7 months is a long time.

i laid there awake,
staring out the window to the glowing moon lurking above.
it was like some nights when i grew lonely,
i would recount the moments --
laughter,
joy,
sweetness,
fragility,
beauty,
...
quickly the anxiousness dissipated,
and i managed to fall into that dreamy state.

the next morning i ended up on an endless hunt,
i walked all over in search of a post office,
only finding new roads i had never traversed,
or dead ends leading to nowhere.
hours,
walking with purpose,
yet finding myself lost and cold and aimless.
within seconds of giving into discomfort and frustration,
i stumbled directly upon it.
isn't it funny i thought to myself,
i ran through every street,
of every neighborhood,
and yet i couldn't find it;
only as i am on my last hope does it show itself.

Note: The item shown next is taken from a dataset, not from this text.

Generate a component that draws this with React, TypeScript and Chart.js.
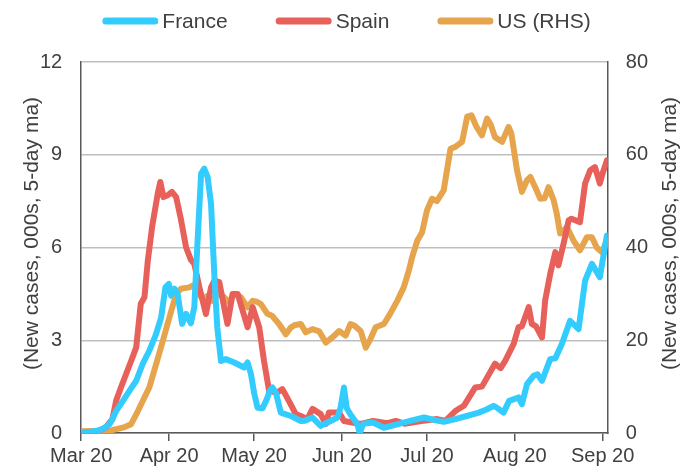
import React, { useEffect, useRef } from 'react';
import { Chart, registerables } from 'chart.js';

Chart.register(...registerables);

const FONT = '"Liberation Sans", Arial, sans-serif';
const TEXT_COLOR = '#404040';

const monthTickDays = [0, 31, 61, 92, 122, 153, 184];
const monthTickLabels = ['Mar 20', 'Apr 20', 'May 20', 'Jun 20', 'Jul 20', 'Aug 20', 'Sep 20'];

const franceDays = [0, 3, 6, 8, 10, 11, 12.3, 14.7, 17, 19.4, 21.7, 24, 26.4, 28.2, 29.7, 30.9, 31.7, 32.9, 34, 35.6, 37, 38.7, 39.9, 41, 42.3, 43.4, 44.6, 45.8, 47, 48, 49.3, 51, 54, 57.5, 58.7, 59.9, 61, 62.2, 64, 65.5, 66.5, 67.5, 68.7, 70.4, 74, 77.5, 79, 81.6, 84.5, 88, 90.4, 91.5, 92.7, 93.7, 95, 97.4, 98.3, 99.5, 103, 106.8, 111.5, 116, 121, 125.6, 128, 132, 136, 140.3, 143, 145.5, 147, 149, 151, 154.3, 155.5, 157.3, 159.6, 161, 162.6, 165.5, 167.3, 169.6, 172.5, 175.5, 177.8, 180.2, 183, 185.5];
const franceCases = [0, 0.03, 0.08, 0.15, 0.29, 0.45, 0.71, 1.04, 1.36, 1.69, 2.24, 2.66, 3.2, 3.74, 4.71, 4.82, 4.44, 4.67, 4.5, 3.53, 3.85, 3.55, 4.07, 6.12, 8.39, 8.55, 8.28, 7.42, 5.04, 3.42, 2.33, 2.39, 2.28, 2.12, 2.28, 1.9, 1.3, 0.82, 0.8, 1.1, 1.36, 1.47, 1.3, 0.66, 0.55, 0.39, 0.4, 0.5, 0.23, 0.39, 0.5, 0.82, 1.47, 0.8, 0.6, 0.29, 0.0, 0.3, 0.34, 0.17, 0.28, 0.39, 0.5, 0.4, 0.36, 0.45, 0.55, 0.66, 0.76, 0.88, 0.8, 0.66, 1.04, 1.15, 0.93, 1.58, 1.85, 1.9, 1.69, 2.39, 2.42, 2.88, 3.63, 3.36, 4.93, 5.47, 5.04, 6.39];

const spainDays = [0, 4, 7, 8.8, 11, 12.3, 14, 15.8, 17.6, 19.4, 21, 22.3, 23.5, 25, 27, 27.9, 29, 30.5, 32, 33.5, 35.2, 37, 38.7, 39.9, 41.7, 44, 45.8, 47, 48.7, 51.6, 53.4, 55.2, 58.7, 60.5, 62.8, 64.5, 66.3, 69.2, 71, 73.5, 75.7, 77.5, 79.8, 81.6, 84.5, 86.3, 87.4, 91, 92.7, 98.6, 103, 108, 111, 114, 120, 125.6, 128.5, 132, 135, 139, 141.4, 146, 148, 149.6, 152.6, 154.3, 155.5, 157.9, 159, 160.5, 162.6, 163.7, 165.5, 167.3, 168.4, 170.2, 172, 173, 176, 177.8, 179.6, 181.3, 183, 184, 185.5];
const spainCases = [0, 0.03, 0.1, 0.2, 0.45, 1.04, 1.47, 1.9, 2.33, 2.77, 4.18, 4.39, 5.58, 6.66, 7.75, 8.12, 7.63, 7.69, 7.8, 7.63, 6.9, 6.0, 5.6, 5.47, 4.71, 3.85, 4.71, 4.93, 4.88, 3.53, 4.5, 4.5, 3.42, 4.07, 3.42, 2.33, 1.36, 1.31, 1.42, 1.0, 0.61, 0.55, 0.45, 0.78, 0.61, 0.29, 0.66, 0.66, 0.39, 0.29, 0.39, 0.32, 0.39, 0.3, 0.39, 0.45, 0.39, 0.71, 0.88, 1.47, 1.5, 2.24, 2.1, 2.33, 2.88, 3.42, 3.45, 4.07, 3.53, 3.45, 3.09, 4.28, 5.15, 5.85, 5.42, 6.12, 6.88, 6.93, 6.82, 8.07, 8.5, 8.6, 8.07, 8.4, 8.82];

const usDays = [0, 10, 14.7, 17.6, 19.4, 21.7, 24, 26.4, 28.8, 31.1, 33.5, 35.2, 38.1, 39.3, 40.5, 42.8, 44.6, 46.4, 48.1, 50, 52.2, 54, 56.3, 58.7, 60.5, 62, 63.4, 65.7, 67.3, 69.8, 72.2, 74, 75.5, 77.5, 79.2, 81.6, 84, 86.3, 88.6, 91, 93.3, 95, 96.5, 98.6, 100.4, 102, 103.9, 106.8, 109, 111.5, 113.8, 115.6, 116.8, 118.6, 120.3, 122, 123.8, 125.5, 127.9, 130.3, 132, 134.4, 136.2, 137.7, 139.5, 141.4, 143.2, 144.5, 146, 148.5, 150.8, 151.8, 153.8, 155.5, 157.3, 158.5, 160.2, 162, 163.5, 164.9, 166.7, 167.8, 169, 171.4, 173.7, 176, 178.4, 180.2, 181.9, 183.7, 185.5];
const usCases = [0.4, 0.5, 1.15, 1.9, 4.0, 6.9, 9.8, 14.8, 19.9, 24.9, 30, 31.1, 31.4, 31.8, 31.0, 28.9, 29.6, 28.5, 30, 29.5, 28.2, 30, 29.3, 27.1, 28.5, 28.3, 27.8, 25.7, 25.3, 23.5, 21.3, 22.8, 23.3, 23.5, 21.7, 22.4, 21.9, 19.5, 20.6, 22, 21, 23.5, 23.1, 22, 18.4, 20.2, 22.8, 23.5, 25.7, 28.5, 31.4, 35, 38, 41.5, 43.3, 48, 50.5, 50, 52.3, 61.3, 61.7, 62.8, 68.2, 68.5, 66, 64.2, 67.8, 66.5, 63.8, 62.8, 66, 64.5, 56.6, 52, 54.5, 55.2, 53, 50.5, 50.6, 53, 50.2, 47.3, 43, 44.4, 41.5, 39.4, 42.2, 42.2, 40, 39, 41.5];

const seriesLabels = ['France', 'Spain', 'US (RHS)'];
const seriesColors = ['#33CCFF', '#E8605A', '#E6A44C'];
const axisTitle = '(New cases, 000s, 5-day ma)';

const toPoints = (xs: number[], ys: number[]) => xs.map((x, i) => ({ x, y: ys[i] }));

const overlayPlugin = {
  id: 'overlay',
  afterDraw(chart: any) {
    const ctx = chart.ctx as CanvasRenderingContext2D;
    const area = chart.chartArea;
    ctx.save();
    // legend
    ctx.font = `21px ${FONT}`;
    ctx.textBaseline = 'middle';
    ctx.textAlign = 'left';
    const sample = 56;
    const gap = 4;
    const spacing = 48;
    const items = chart.data.datasets.map((ds: any) => ({
      text: ds.label as string,
      color: ds.borderColor as string,
      w: ctx.measureText(ds.label).width,
    }));
    const total = items.reduce((s: number, it: any) => s + sample + gap + it.w, 0) + spacing * (items.length - 1);
    let x = (area.left + area.right) / 2 + 2 - total / 2;
    const y = 21;
    items.forEach((it: any) => {
      ctx.strokeStyle = it.color;
      ctx.lineWidth = 7;
      ctx.lineCap = 'round';
      ctx.beginPath();
      ctx.moveTo(x + 3.5, y);
      ctx.lineTo(x + sample - 3.5, y);
      ctx.stroke();
      ctx.fillStyle = TEXT_COLOR;
      ctx.fillText(it.text, x + sample + gap, y + 1);
      x += sample + gap + it.w + spacing;
    });
    // axis titles
    ctx.font = `21px ${FONT}`;
    ctx.textAlign = 'center';
    ctx.fillStyle = TEXT_COLOR;
    const cy = (area.top + area.bottom) / 2 - 14;
    [32, 670].forEach((tx) => {
      ctx.save();
      ctx.translate(tx, cy);
      ctx.rotate(-Math.PI / 2);
      ctx.fillText(axisTitle, 0, 0);
      ctx.restore();
    });
    ctx.restore();
  },
};

export default function App() {
  const canvasRef = useRef<HTMLCanvasElement | null>(null);

  useEffect(() => {
    document.body.style.margin = '0';
    const canvas = canvasRef.current;
    if (!canvas) return;
    const chart = new Chart(canvas, {
      type: 'line',
      data: {
        datasets: [
          {
            label: seriesLabels[0],
            data: toPoints(franceDays, franceCases),
            borderColor: seriesColors[0],
            yAxisID: 'y',
          },
          {
            label: seriesLabels[1],
            data: toPoints(spainDays, spainCases),
            borderColor: seriesColors[1],
            yAxisID: 'y',
          },
          {
            label: seriesLabels[2],
            data: toPoints(usDays, usCases),
            borderColor: seriesColors[2],
            yAxisID: 'y1',
          },
        ] as any,
      },
      options: {
        responsive: false,
        animation: false,
        devicePixelRatio: 1,
        layout: { padding: { top: 62, left: 21, right: 14, bottom: 0 } },
        elements: {
          line: { borderWidth: 6, tension: 0, borderJoinStyle: 'round', borderCapStyle: 'round', fill: false },
          point: { radius: 0, hoverRadius: 0 },
        },
        plugins: {
          legend: { display: false },
          tooltip: { enabled: false },
        },
        scales: {
          x: {
            type: 'linear',
            min: 0,
            max: 185.8,
            afterBuildTicks: (scale: any) => {
              scale.ticks = monthTickDays.map((v) => ({ value: v }));
            },
            ticks: {
              autoSkip: false,
              maxRotation: 0,
              padding: 3,
              color: TEXT_COLOR,
              font: { family: FONT, size: 20 },
              callback: (value: any) => {
                const i = monthTickDays.indexOf(Number(value));
                return i >= 0 ? monthTickLabels[i] : '';
              },
            },
            grid: { display: true, drawOnChartArea: false, drawTicks: true, tickLength: 8, color: '#595959', lineWidth: 1.5 },
            border: { display: true, color: '#595959', width: 1.5 },
          },
          y: {
            position: 'left',
            min: 0,
            max: 12,
            ticks: { stepSize: 3, padding: 19, color: TEXT_COLOR, font: { family: FONT, size: 20 } },
            grid: { color: '#BFBFBF', lineWidth: 1.5, drawTicks: false },
            border: { display: true, color: '#595959', width: 1.5 },
          },
          y1: {
            position: 'right',
            min: 0,
            max: 80,
            ticks: { stepSize: 20, padding: 18, color: TEXT_COLOR, font: { family: FONT, size: 20 } },
            grid: { drawOnChartArea: false, drawTicks: false },
            border: { display: true, color: '#595959', width: 1.5 },
          },
        },
      } as any,
      plugins: [overlayPlugin],
    });
    return () => chart.destroy();
  }, []);

  return (
    <div style={{ position: 'absolute', left: 0, top: 0, width: 680, height: 471 }}>
      <canvas ref={canvasRef} width={680} height={471} style={{ display: 'block' }} />
    </div>
  );
}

i attempted to backtrack home,
quickly realizing my time had flown by,
remembering i still needed to pack.

i made it somehow to the airport,
despite some issues with the train...
i sat there waiting to board,
realizing i still had a long way to go,
even though it seemed so close at hand.

the little sleep from the night before was met with a night at the miami airport,
wide awake,
freezing,
trying to find relief under the comfort of my jacket.
i managed to catch an hour here or there,
clinging to my legs,
hunched and leaning on my bag.

it was going to be a very long day indeed.
the phone calls counted down the looming time..
we were like giddy children,
longing for that much anticipated moment.

i don't know how it all happened,
it wasn't how i had imagined,
i had been waiting and i decided to hit the atm,
as i was fighting with the bag and the door,
an arm appeared...
a familiar face,
a familiar smile.

i was so tired it took a bit longer to react,
my heart stopped for a moment,
because i couldn't believe it had finally arrived.
it was as if no time had passed...
if 7 months had been nothing more than an hour passed at the airport.
his hand was just as i remembered as he held mine in his,
his smell so surreally familiar,
that smile,
it hit me every time.
yes, it had happened.
we were here.
together.
again.
everything else faded to exist or matter.
it was the moment,
it was him,
it was me,
it was here.

he gazed for hours,
playing with my hair,
stroking my cheek,
kissing my eyes..

i had missed that feeling..
longed for it for so very long.

i fell asleep as he sang to me,
locked in his arms,
safe,
sound,
most peaceful...
the deepest sleep i have slept in 7 months.